**Work to do**
Return the lines where the word "this" occurs.

**Source data**
↓↓↓

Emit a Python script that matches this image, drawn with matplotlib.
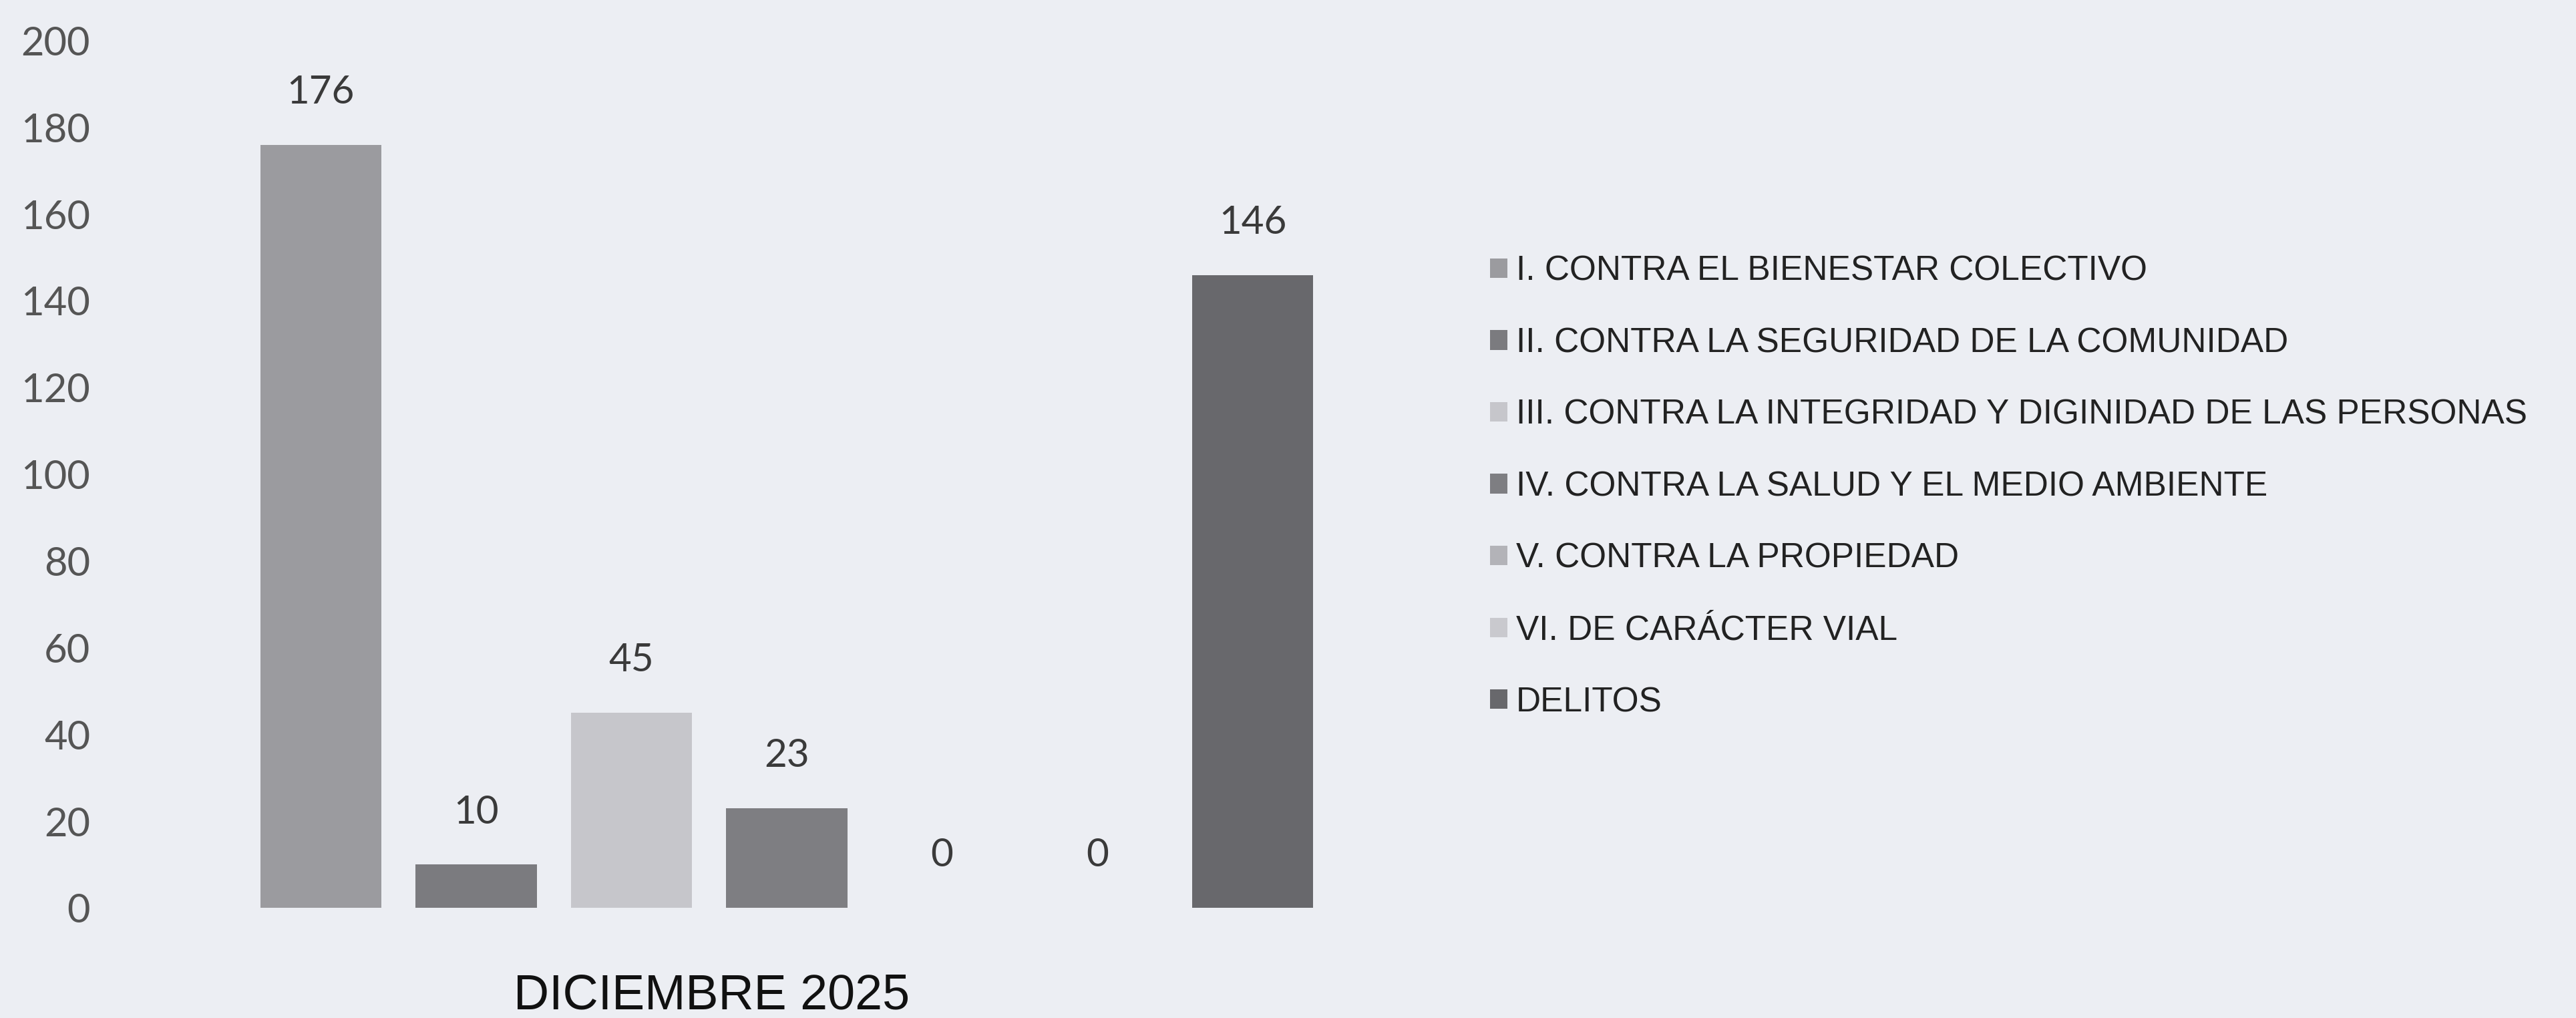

↑↑↑
↓↓↓

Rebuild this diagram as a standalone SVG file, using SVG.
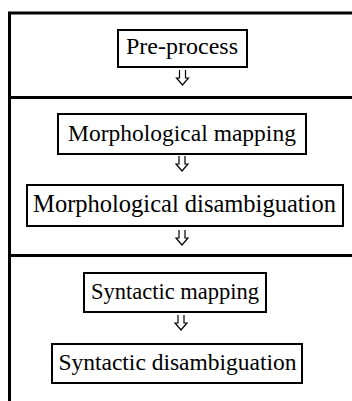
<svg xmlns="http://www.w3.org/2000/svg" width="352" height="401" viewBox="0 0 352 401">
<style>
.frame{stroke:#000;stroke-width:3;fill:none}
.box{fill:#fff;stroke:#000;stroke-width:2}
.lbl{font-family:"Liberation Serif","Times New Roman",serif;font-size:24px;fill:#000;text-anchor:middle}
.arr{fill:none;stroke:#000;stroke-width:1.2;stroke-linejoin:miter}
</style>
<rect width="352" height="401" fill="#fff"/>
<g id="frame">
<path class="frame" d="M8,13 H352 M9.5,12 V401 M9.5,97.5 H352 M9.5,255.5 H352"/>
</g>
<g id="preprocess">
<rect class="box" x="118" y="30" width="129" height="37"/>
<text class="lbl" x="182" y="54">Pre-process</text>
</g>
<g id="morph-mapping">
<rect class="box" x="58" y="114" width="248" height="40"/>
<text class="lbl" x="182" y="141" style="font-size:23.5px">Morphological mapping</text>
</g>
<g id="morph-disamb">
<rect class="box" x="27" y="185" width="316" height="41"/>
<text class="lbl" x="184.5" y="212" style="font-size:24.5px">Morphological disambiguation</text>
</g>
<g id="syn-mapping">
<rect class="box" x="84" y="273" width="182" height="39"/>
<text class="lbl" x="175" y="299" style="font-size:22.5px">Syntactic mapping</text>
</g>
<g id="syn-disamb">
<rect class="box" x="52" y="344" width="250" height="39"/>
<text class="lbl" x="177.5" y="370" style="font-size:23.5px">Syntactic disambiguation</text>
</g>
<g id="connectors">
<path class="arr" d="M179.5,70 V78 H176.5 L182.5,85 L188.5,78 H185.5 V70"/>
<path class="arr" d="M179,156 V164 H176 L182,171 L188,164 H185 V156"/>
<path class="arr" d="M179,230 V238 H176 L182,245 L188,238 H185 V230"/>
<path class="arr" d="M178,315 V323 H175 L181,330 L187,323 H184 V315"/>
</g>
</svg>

↑↑↑
↓↓↓

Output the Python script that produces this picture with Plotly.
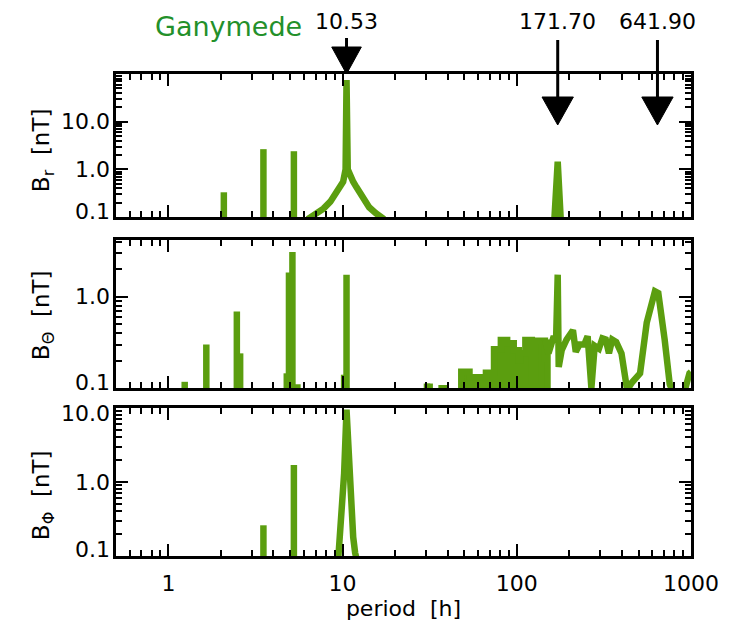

↑↑↑

**The solution**
Emit a Python script that matches this image, drawn with matplotlib.
Rebuild this diagram as a standalone SVG file, using SVG.
Output the Python script that produces this picture with Plotly.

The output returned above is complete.